Change in Atlantic jet stream making for more powerful storms, finds research

Jet stream moving northwards at increasing speed, says analysis by Maynooth university

The jet stream over the North Atlantic is moving northwards and increasing in speed, which is making storms affecting Ireland more powerful, according to climate research conducted at Maynooth University.

Jet streams are fast bands of air which flow around the globe at about 10 kilometres above the Earth’s surface in the mid- to upper- troposphere – the layer of the planet’s atmosphere where humans live and breathe.

The average winter northern hemisphere jet stream position over the North Atlantic has moved northwards by up to 330 kilometres, and the mean winter jet speed has increased by 8 per cent to 212km/h over a 141-year period, confirmed Dr Samantha Hallam of the ICARUS Climate Research Centre at Maynooth University and the National Oceanography Centre (NOC) in the UK.

Over the past week, it brought storms Dudley, Eunice and Franklin to Ireland and the UK. In addition to having significant influence on storm activity, the changed pattern is also affecting temperature patterns across the Northern Hemisphere, which can impact the weather through strong winds and flooding events.

“A stronger jet stream makes storms more powerful and our research shows the mean winter jet speed over the North Atlantic, which is relevant for Irish weather, has increased by 8 per cent to 132mph (212km/h) during the period from 1871-2011,” added Dr Hallam who was lead author in the study published this week in the scientific journal Climate Dynamics.

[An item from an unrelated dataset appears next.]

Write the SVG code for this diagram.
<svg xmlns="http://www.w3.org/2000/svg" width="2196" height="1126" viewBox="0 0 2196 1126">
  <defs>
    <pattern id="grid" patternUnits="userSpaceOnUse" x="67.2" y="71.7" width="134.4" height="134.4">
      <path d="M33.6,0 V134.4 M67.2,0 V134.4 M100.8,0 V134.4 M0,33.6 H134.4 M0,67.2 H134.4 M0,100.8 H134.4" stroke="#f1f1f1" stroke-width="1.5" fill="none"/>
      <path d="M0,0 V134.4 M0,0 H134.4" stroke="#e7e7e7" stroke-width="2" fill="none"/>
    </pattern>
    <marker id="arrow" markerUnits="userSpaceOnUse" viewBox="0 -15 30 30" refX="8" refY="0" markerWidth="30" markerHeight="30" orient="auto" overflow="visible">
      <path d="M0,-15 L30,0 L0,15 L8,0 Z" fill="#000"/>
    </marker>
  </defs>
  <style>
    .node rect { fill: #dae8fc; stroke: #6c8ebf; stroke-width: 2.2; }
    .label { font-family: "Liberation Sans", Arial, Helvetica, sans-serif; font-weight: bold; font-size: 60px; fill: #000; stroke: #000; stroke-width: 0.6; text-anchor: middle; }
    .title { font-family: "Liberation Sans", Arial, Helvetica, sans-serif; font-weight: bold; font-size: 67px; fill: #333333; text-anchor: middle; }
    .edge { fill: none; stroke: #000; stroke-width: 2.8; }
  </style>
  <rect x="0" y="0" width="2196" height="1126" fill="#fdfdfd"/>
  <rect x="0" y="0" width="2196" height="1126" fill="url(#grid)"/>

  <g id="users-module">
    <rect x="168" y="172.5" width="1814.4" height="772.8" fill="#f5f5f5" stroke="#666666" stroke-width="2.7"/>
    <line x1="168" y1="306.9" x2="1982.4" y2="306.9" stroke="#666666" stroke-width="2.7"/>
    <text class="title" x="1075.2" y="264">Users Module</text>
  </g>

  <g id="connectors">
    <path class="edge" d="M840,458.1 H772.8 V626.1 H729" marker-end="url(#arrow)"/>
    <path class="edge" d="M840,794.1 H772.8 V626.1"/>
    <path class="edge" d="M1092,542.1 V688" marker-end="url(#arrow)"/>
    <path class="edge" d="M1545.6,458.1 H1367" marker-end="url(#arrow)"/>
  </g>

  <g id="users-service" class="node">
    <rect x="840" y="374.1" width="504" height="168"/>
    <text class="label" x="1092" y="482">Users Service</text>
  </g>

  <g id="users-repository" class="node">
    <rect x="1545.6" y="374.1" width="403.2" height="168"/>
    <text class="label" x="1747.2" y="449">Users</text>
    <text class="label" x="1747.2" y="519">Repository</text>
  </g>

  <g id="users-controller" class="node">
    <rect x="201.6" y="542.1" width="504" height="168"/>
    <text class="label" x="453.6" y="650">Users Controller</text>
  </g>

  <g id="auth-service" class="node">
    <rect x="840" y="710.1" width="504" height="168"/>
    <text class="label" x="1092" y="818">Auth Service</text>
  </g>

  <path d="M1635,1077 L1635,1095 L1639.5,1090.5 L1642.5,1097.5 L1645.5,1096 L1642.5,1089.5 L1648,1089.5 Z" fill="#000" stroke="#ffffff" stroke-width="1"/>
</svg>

“The jet stream orientation roughly determines the track of the storm and our study finds the average winter jet position over the North Atlantic has moved from 44 degrees North to 47 degrees North, which is a closer latitude to that of Ireland,” she added – it has been broadly located over Ireland recently which has brought the three storms in quick succession.

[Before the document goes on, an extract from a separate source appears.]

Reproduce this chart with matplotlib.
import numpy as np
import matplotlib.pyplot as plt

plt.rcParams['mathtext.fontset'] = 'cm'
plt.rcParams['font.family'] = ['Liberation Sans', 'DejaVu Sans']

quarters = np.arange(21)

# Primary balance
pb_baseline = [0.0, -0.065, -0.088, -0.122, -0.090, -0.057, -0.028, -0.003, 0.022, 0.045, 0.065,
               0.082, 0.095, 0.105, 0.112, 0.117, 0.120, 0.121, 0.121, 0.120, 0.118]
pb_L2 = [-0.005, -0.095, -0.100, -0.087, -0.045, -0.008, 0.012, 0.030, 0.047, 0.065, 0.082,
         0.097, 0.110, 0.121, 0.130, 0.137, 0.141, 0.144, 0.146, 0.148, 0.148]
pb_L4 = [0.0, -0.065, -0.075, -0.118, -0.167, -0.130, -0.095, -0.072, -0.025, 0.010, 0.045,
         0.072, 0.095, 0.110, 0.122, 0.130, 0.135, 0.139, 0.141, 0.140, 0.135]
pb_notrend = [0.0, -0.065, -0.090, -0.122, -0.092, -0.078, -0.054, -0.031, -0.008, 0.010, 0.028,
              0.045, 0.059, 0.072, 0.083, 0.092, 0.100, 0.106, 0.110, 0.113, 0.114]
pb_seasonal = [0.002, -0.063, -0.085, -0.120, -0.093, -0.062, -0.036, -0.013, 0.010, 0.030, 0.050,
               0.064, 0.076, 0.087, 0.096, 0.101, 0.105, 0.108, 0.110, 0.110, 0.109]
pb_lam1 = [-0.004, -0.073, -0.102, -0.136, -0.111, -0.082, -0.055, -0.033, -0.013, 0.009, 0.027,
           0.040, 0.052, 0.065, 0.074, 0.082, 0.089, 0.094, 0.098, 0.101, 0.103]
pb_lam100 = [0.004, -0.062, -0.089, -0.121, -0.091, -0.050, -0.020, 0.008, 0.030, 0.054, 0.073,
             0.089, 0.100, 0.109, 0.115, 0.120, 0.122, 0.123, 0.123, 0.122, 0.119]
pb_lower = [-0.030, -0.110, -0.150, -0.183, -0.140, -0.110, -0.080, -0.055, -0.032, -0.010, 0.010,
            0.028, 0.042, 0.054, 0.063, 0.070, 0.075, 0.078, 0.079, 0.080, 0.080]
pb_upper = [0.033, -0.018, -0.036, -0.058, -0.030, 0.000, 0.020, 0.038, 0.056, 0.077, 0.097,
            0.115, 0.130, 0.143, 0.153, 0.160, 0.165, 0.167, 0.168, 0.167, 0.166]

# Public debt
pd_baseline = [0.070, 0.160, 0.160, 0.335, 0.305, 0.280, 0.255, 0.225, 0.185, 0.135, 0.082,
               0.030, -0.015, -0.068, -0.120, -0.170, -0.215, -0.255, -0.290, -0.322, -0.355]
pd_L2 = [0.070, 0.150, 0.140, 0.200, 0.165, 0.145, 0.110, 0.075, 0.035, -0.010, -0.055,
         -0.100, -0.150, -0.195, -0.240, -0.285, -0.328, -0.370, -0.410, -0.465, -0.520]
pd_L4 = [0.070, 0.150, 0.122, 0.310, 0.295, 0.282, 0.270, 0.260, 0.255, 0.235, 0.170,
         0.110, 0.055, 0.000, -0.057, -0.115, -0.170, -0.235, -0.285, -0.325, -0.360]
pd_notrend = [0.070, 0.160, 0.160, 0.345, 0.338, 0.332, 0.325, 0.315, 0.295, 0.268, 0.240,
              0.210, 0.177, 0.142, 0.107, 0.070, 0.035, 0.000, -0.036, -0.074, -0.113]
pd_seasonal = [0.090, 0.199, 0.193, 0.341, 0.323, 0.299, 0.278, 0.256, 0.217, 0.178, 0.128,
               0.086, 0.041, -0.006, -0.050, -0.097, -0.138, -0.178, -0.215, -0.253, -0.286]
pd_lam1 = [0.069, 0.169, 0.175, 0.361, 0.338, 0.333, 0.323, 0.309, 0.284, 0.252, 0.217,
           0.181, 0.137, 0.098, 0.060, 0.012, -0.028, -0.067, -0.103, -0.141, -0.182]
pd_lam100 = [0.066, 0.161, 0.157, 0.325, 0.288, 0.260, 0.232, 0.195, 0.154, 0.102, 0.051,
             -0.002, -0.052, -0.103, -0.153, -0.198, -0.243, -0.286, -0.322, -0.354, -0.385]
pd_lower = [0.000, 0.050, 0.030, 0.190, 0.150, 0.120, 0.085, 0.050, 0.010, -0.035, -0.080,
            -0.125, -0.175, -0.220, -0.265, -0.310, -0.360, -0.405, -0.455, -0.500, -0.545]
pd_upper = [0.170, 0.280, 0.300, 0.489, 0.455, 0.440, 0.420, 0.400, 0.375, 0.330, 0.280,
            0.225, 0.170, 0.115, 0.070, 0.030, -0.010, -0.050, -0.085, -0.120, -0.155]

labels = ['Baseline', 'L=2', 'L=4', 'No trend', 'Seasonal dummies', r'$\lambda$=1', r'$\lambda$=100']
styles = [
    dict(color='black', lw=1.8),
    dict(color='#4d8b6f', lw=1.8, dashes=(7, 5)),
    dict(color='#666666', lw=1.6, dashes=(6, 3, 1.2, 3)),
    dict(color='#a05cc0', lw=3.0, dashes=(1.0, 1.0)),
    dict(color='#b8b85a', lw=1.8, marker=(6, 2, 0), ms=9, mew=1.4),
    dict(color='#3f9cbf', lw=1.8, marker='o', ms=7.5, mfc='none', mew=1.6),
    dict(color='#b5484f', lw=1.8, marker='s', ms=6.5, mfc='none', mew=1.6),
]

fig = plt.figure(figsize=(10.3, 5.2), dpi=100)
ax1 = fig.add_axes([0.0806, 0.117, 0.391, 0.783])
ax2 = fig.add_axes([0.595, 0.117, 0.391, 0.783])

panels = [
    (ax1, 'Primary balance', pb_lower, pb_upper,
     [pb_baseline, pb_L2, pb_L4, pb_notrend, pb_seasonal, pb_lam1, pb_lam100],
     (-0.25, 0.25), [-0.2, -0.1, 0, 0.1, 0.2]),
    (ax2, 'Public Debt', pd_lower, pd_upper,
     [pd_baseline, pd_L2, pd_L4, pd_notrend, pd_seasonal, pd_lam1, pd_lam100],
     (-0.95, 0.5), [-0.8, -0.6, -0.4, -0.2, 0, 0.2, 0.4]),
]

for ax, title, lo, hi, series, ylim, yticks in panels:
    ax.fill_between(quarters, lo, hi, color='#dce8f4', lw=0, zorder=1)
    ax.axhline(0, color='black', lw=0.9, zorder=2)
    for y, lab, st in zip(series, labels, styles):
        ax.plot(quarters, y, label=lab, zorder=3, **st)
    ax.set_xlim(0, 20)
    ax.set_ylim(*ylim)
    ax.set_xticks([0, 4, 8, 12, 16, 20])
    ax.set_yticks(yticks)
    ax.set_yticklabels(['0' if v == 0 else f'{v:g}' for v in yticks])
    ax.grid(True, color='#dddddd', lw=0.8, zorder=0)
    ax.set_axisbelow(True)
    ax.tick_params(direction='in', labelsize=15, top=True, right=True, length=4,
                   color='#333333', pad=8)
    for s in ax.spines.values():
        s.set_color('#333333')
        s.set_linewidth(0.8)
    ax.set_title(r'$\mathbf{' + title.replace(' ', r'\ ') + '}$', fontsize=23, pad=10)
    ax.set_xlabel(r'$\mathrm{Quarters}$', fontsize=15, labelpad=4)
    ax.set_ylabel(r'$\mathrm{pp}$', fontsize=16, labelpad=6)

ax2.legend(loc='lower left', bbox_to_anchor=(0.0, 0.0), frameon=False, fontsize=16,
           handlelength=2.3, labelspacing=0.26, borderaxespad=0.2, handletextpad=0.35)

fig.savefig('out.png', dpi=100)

“Long-term trends in the jet stream are potential indicators of climate change,” she noted.

Jet stream variability is therefore an important component of climate “noise” and understanding seasonal variability and changes over decades can help inform the study of what climate change will look like on of different regions around the world, she explained. The findings also have implications for models used for climate and weather predictions.

The study, which is the longest regional study of the Northern Hemisphere jet stream ever conducted and provides a regional comparison over land and ocean, shows trends vary on a regional and seasonal basis.

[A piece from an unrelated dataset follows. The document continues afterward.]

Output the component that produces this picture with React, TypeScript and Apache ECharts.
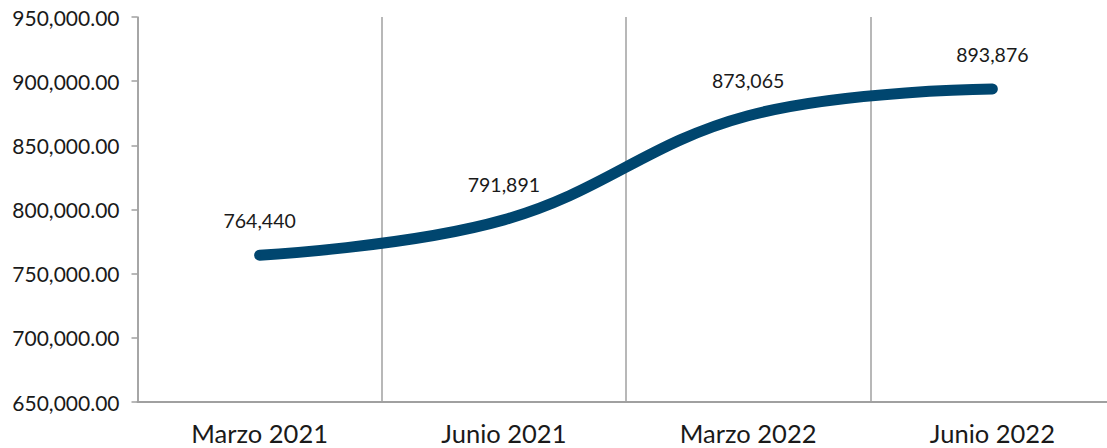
import React, { useEffect, useRef } from "react";
import * as echarts from "echarts";

const categories = ["Marzo 2021", "Junio 2021", "Marzo 2022", "Junio 2022"];
const values = [764440, 791891, 873065, 893876];
const yMin = 650000;
const yMax = 950000;
const yInterval = 50000;

const FONT = "Lato, 'Noto Sans', sans-serif";

export default function App() {
  const ref = useRef<HTMLDivElement>(null);
  useEffect(() => {
    if (!ref.current) return;
    const chart = echarts.init(ref.current, undefined, { renderer: "svg" });
    chart.setOption({
      animation: false,
      backgroundColor: "#ffffff",
      grid: {
        left: 137.5,
        width: 977,
        top: 17,
        height: 385,
        outerBoundsMode: "none",
        containLabel: false,
      },
      xAxis: {
        type: "category",
        data: categories,
        boundaryGap: true,
        axisLine: { show: true, lineStyle: { color: "#a0a0a0", width: 2 } },
        axisTick: { show: false },
        splitLine: { show: true, lineStyle: { color: "#a0a0a0", width: 1.5 } },
        axisLabel: {
          color: "#1a1a1a",
          fontSize: 25.5,
          fontFamily: FONT,
          margin: 18,
          interval: 0,
        },
      },
      yAxis: {
        type: "value",
        min: yMin,
        max: yMax,
        interval: yInterval,
        axisLine: { show: true, lineStyle: { color: "#a0a0a0", width: 1.5 } },
        axisTick: { show: true, length: 6, lineStyle: { color: "#a0a0a0", width: 1.5 } },
        splitLine: { show: false },
        axisLabel: {
          color: "#1a1a1a",
          fontSize: 21,
          fontFamily: FONT,
          margin: 18,
          formatter: (v: number) =>
            v.toLocaleString("en-US", { minimumFractionDigits: 2, maximumFractionDigits: 2 }),
        },
      },
      series: [
        {
          type: "line",
          data: values,
          smooth: 0.4,
          symbol: "circle",
          symbolSize: 2,
          showSymbol: true,
          itemStyle: { color: "#00466f" },
          lineStyle: { color: "#00466f", width: 11, cap: "round", join: "round" },
          label: {
            show: true,
            position: "top",
            distance: 24,
            color: "#1a1a1a",
            fontSize: 19.5,
            fontFamily: FONT,
            formatter: (p: any) => (p.value as number).toLocaleString("en-US"),
          },
        },
      ],
    });
    return () => chart.dispose();
  }, []);
  return (
    <div
      ref={ref}
      style={{ position: "absolute", left: 0, top: 0, width: 1107, height: 448 }}
    />
  );
}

“Significant increases in winter jet latitude and speed are observed over the North Atlantic and Eurasia which is consistent with the decreasing temperature and increasing pressure gradients observed between the equator and the Arctic over the period,” she said.

The North Atlantic has significant increasing jet latitude trends in all seasons; by up to 3 degrees in winter. Eurasia has significant increasing trends in winter and summer, however, no increase is seen across the North Pacific or North America.

Jet speed shows significant increases evident in winter (by up to 16km/h), spring and autumn over the North Atlantic, Eurasia and North America, though no increase over the North Pacific is observed.

“The results highlight that Northern Hemisphere jet variability, and trends differ on a regional basis. This is important for making climate predictions and in developing plans to combat climate change,” Dr Hallam said.

The vast amount of data was analysed using what is known as the “Twentieth Century Reanalysis Dataset”, an ensemble of powerful computers analysing global atmospheric circulation and surface pressure observations – and deploying a weather prediction model.

The research was supported by the Marine Institute and funded by the Government – and involved collaboration between ICARUS, the University of Southampton and NOC.